Emit a verbatim copy of the lines below from the line with "Generate a LaTeX" through the line with "(operation) at (663,240)", excluding pictures and everything outside that range.

Records with drawing code
● ● ●
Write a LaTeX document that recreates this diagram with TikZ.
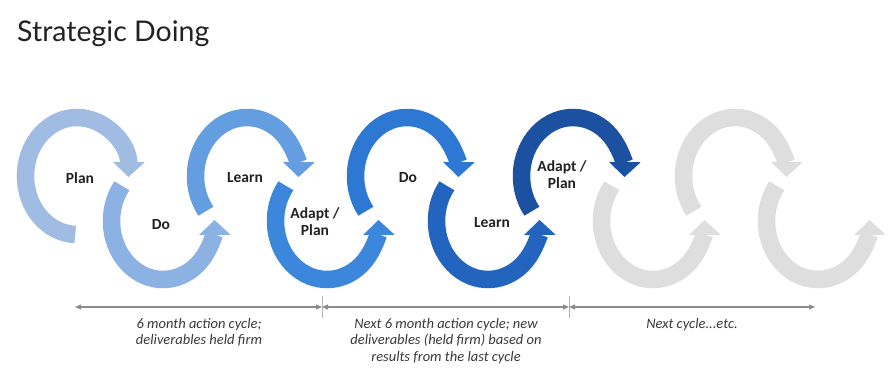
\documentclass[tikz,border=0pt]{standalone}
\usepackage{fontspec}
\setmainfont{Carlito}
\newfontfamily\titlefont{Lato}
\usetikzlibrary{arrows.meta,calc}

\definecolor{cycA}{HTML}{A0BCE2}
\definecolor{cycB}{HTML}{8CB2E4}
\definecolor{cycC}{HTML}{649DE0}
\definecolor{cycD}{HTML}{3C87DC}
\definecolor{cycE}{HTML}{2D78D2}
\definecolor{cycF}{HTML}{2364BE}
\definecolor{cycG}{HTML}{1C50A0}
\definecolor{cycGray}{HTML}{DEDEDE}
\definecolor{labeltext}{HTML}{222222}
\definecolor{notetext}{HTML}{3A3A3A}
\definecolor{axisgray}{HTML}{8C8C8C}
\definecolor{tickgray}{HTML}{B4B4B4}

% loop arrows on an ellipse around a centre coordinate
\newcommand{\upperloop}[3]{%
  \draw[band,#2] ($(#1)+(#3:51.5pt and 58.5pt)$)
    arc[start angle=#3,end angle=-1,x radius=51.5pt,y radius=58.5pt];}
\newcommand{\lowerloop}[2]{%
  \draw[band,#2] ($(#1)+(143:51.5pt and 58.5pt)$)
    arc[start angle=143,end angle=361,x radius=51.5pt,y radius=58.5pt];}

\begin{document}
\begin{tikzpicture}[x=1pt,y=1pt,
  band/.style={line width=17.5pt,-{Triangle[width=31pt,length=15pt]}},
  lbl/.style={font=\fontsize{15.5}{17}\selectfont\bfseries,text=labeltext,align=center,inner sep=0pt},
  note/.style={font=\fontsize{14.5}{16.5}\selectfont\itshape,text=notetext,align=center,inner sep=0pt,anchor=north},
  span/.style={draw=axisgray,line width=1.2pt,{Triangle[width=5pt,length=6pt]}-{Triangle[width=5pt,length=6pt]}},
  tickmark/.style={draw=tickgray,line width=1pt}
]
\useasboundingbox (0,0) rectangle (888,375);
\fill[white] (0,0) rectangle (888,375);

% title
\node[anchor=base west,inner sep=0pt,text=labeltext,font=\titlefont\fontsize{28.5}{32}\selectfont] (title) at (17,333) {Strategic Doing};

% centres of the loops: upper row and lower row alternate
\coordinate (c0) at (77,199);
\coordinate (c1) at (163,154);
\coordinate (c2) at (247,199);
\coordinate (c3) at (327,154);
\coordinate (c4) at (407,199);
\coordinate (c5) at (488,154);
\coordinate (c6) at (573,199);
\coordinate (c7) at (653,154);
\coordinate (c8) at (735,199);
\coordinate (c9) at (818,154);

% future cycles in grey
\lowerloop{c7}{cycGray}
\upperloop{c8}{cycGray}{217}
\lowerloop{c9}{cycGray}

% current and next cycle
\upperloop{c0}{cycA}{268}
\lowerloop{c1}{cycB}
\upperloop{c2}{cycC}{217}
\lowerloop{c3}{cycD}
\upperloop{c4}{cycE}{217}
\lowerloop{c5}{cycF}
\upperloop{c6}{cycG}{217}

% loop labels
\node[lbl] (plan1) at (80,197) {Plan};
\node[lbl] (do1) at (161,150) {Do};
\node[lbl] (learn1) at (245,197) {Learn};
\node[lbl] (adapt1) at (315,153) {Adapt /\\Plan};
\node[lbl] (do2) at (408,197) {Do};
\node[lbl] (learn2) at (492,152) {Learn};
\node[lbl] (adapt2) at (562,200) {Adapt /\\Plan};

% time line
\coordinate (t0) at (75,68);
\coordinate (t1) at (322,68);
\coordinate (t2) at (569,68);
\coordinate (t3) at (815,68);
\coordinate (k1a) at (322,79);
\coordinate (k1b) at (322,57);
\coordinate (k2a) at (569,79);
\coordinate (k2b) at (569,57);
\draw[tickmark] (k1a) -- (k1b);
\draw[tickmark] (k2a) -- (k2b);
\draw[span] (t0) -- (t1);
\draw[span] (t1) -- (t2);
\draw[span] (t2) -- (t3);

% notes under the time line
\node[note] (note1) at (199,57) {6 month action cycle;\\deliverables held firm};
\node[note] (note2) at (446,57) {Next 6 month action cycle; new\\deliverables (held firm) based on\\results from the last cycle};
\node[note] (note3) at (692,57) {Next cycle...etc.};
\end{tikzpicture}
\end{document}
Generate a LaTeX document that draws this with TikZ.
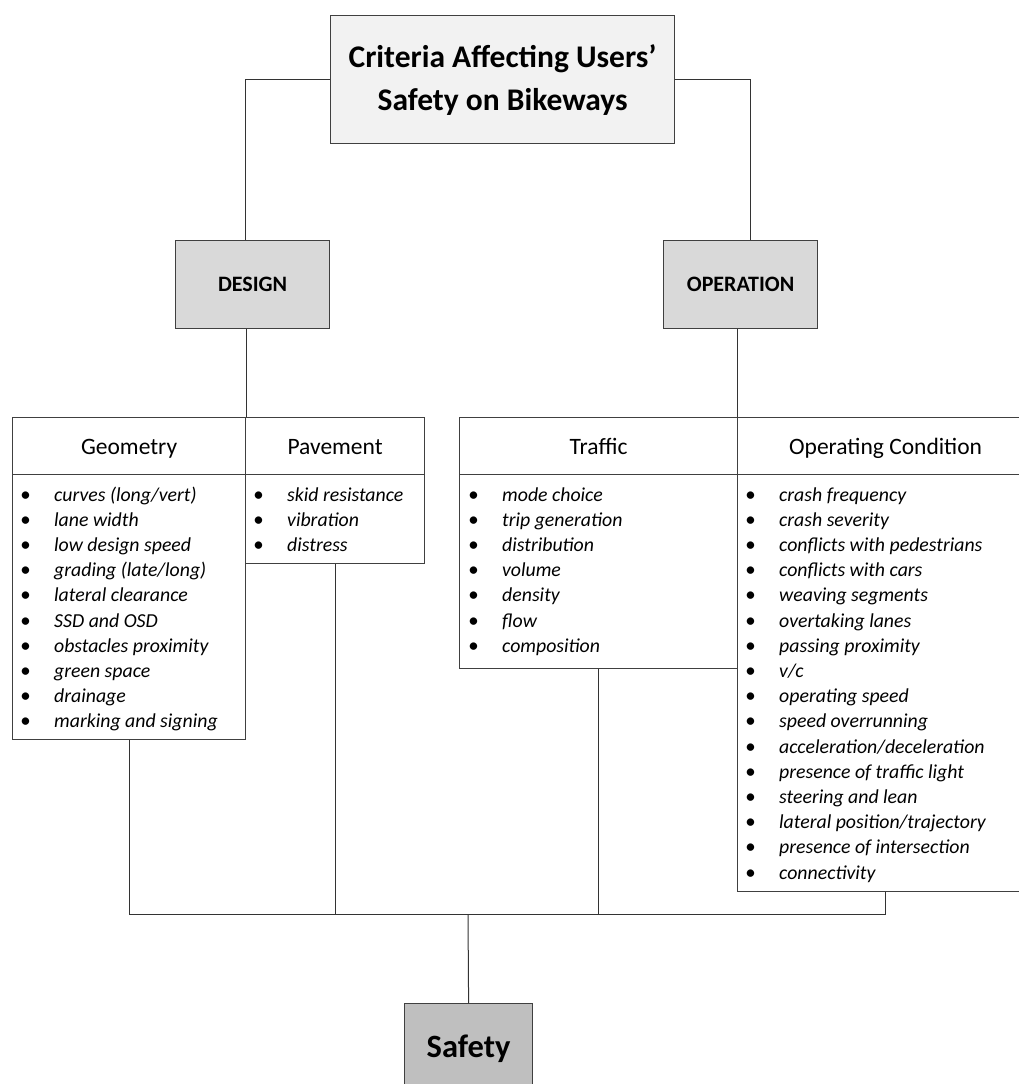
\documentclass[tikz,border=0pt]{standalone}
\usepackage{fontspec}
\setmainfont{Carlito}
\usetikzlibrary{positioning}
\newcommand{\itembullet}{\makebox[35pt][l]{\hspace*{1pt}\fontsize{21}{21}\selectfont\textbullet}}
\begin{document}
\begin{tikzpicture}[x=1pt,y=-1pt,
  box/.style={draw=black!75,line width=1.2pt,anchor=north west,inner sep=0pt},
  head/.style={box,minimum height=57pt,text height=21pt,text depth=5pt,font=\fontsize{23.5}{27}\selectfont},
  listbox/.style={box,fill=white},
  item/.style={anchor=base west,inner sep=0pt,font=\fontsize{19.8}{24}\selectfont\itshape},
  link/.style={draw=black!80,line width=1pt}]
\useasboundingbox (0,0) rectangle (1018,1084);

% top levels
\node[box,fill=black!5,minimum width=344pt,minimum height=128pt,align=center,
  font=\fontsize{31.5}{43}\selectfont\bfseries] (title) at (330,15) {Criteria Affecting Users’\\Safety on Bikeways};
\node[box,fill=black!15,minimum width=154pt,minimum height=88pt,font=\fontsize{22}{26}\selectfont\bfseries] (design) at (175,240) {DESIGN};
\node[box,fill=black!15,minimum width=154pt,minimum height=88pt,font=\fontsize{22}{26}\selectfont\bfseries] (operation) at (663,240) {OPERATION};

% headers and lists
\node[head,minimum width=233pt] (geoHead) at (12,417) {Geometry};
\node[head,minimum width=179pt] (pavHead) at (245,417) {Pavement};
\node[head,minimum width=278pt] (trafHead) at (459,417) {Traffic};
\node[head,minimum width=296pt] (opHead) at (737,417) {Operating Condition};
\node[listbox,minimum width=233pt,minimum height=265pt] (geoList) at (12,474) {};
\node[listbox,minimum width=179pt,minimum height=89pt] (pavList) at (245,474) {};
\node[listbox,minimum width=278pt,minimum height=194pt] (trafList) at (459,474) {};
\node[listbox,minimum width=296pt,minimum height=417pt] (opList) at (737,474) {};

\foreach \t [count=\i from 0] in {curves (long/vert),lane width,low design speed,grading (late/long),
  lateral clearance,SSD and OSD,obstacles proximity,green space,drainage,marking and signing}
  \node[item] (geo-\i) at (19,501+25.2*\i) {\itembullet\t};
\foreach \t [count=\i from 0] in {skid resistance,vibration,distress}
  \node[item] (pav-\i) at (252,501+25.2*\i) {\itembullet\t};
\foreach \t [count=\i from 0] in {mode choice,trip generation,distribution,volume,density,flow,composition}
  \node[item] (traf-\i) at (465,501+25.2*\i) {\makebox[2pt][l]{}\itembullet\t};
\foreach \t [count=\i from 0] in {crash frequency,crash severity,conflicts with pedestrians,conflicts with cars,
  weaving segments,overtaking lanes,passing proximity,v/c,operating speed,speed overrunning,
  acceleration/deceleration,presence of traffic light,steering and lean,lateral position/trajectory,
  presence of intersection,connectivity}
  \node[item] (op-\i) at (744,501+25.2*\i) {\itembullet\t};

\node[box,fill=black!25,minimum width=128pt,minimum height=90pt,font=\fontsize{32.5}{38}\selectfont\bfseries] (safety) at (404,1003) {Safety};

% connectors
\coordinate (join) at (468,914);
\draw[link] (title.west) -| ([xshift=-7pt]design.north);
\draw[link] (title.east) -| ([xshift=9.5pt]operation.north);
\draw[link] (geoHead.north east |- design.south) -- (geoHead.north east);
\draw[link] (opHead.north west |- operation.south) -- (opHead.north west);
\draw[link] (geoList.south) |- (join) -| (opList.south);
\draw[link] (pavList.south) -- (pavList.south |- join);
\draw[link] (trafList.south) -- (trafList.south |- join);
\draw[link] (join) -- (safety.north);
\end{tikzpicture}
\end{document}
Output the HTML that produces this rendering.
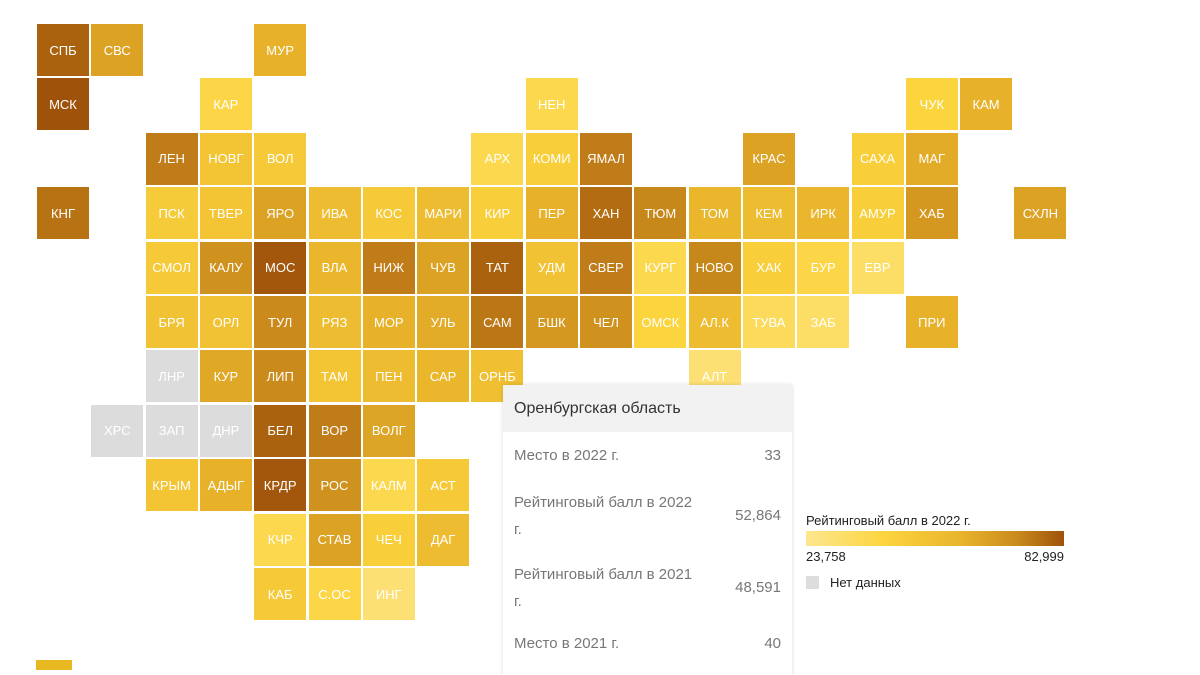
● ● ●
## THE OUTPUT:
Generate a LaTeX document that draws this with TikZ.
\documentclass[tikz,border=0pt]{standalone}
\usepackage{fontspec}
\setmainfont{Carlito}
\usetikzlibrary{positioning}
\newcommand{\itembullet}{\makebox[35pt][l]{\hspace*{1pt}\fontsize{21}{21}\selectfont\textbullet}}
\begin{document}
\begin{tikzpicture}[x=1pt,y=-1pt,
  box/.style={draw=black!75,line width=1.2pt,anchor=north west,inner sep=0pt},
  head/.style={box,minimum height=57pt,text height=21pt,text depth=5pt,font=\fontsize{23.5}{27}\selectfont},
  listbox/.style={box,fill=white},
  item/.style={anchor=base west,inner sep=0pt,font=\fontsize{19.8}{24}\selectfont\itshape},
  link/.style={draw=black!80,line width=1pt}]
\useasboundingbox (0,0) rectangle (1018,1084);

% top levels
\node[box,fill=black!5,minimum width=344pt,minimum height=128pt,align=center,
  font=\fontsize{31.5}{43}\selectfont\bfseries] (title) at (330,15) {Criteria Affecting Users’\\Safety on Bikeways};
\node[box,fill=black!15,minimum width=154pt,minimum height=88pt,font=\fontsize{22}{26}\selectfont\bfseries] (design) at (175,240) {DESIGN};
\node[box,fill=black!15,minimum width=154pt,minimum height=88pt,font=\fontsize{22}{26}\selectfont\bfseries] (operation) at (663,240) {OPERATION};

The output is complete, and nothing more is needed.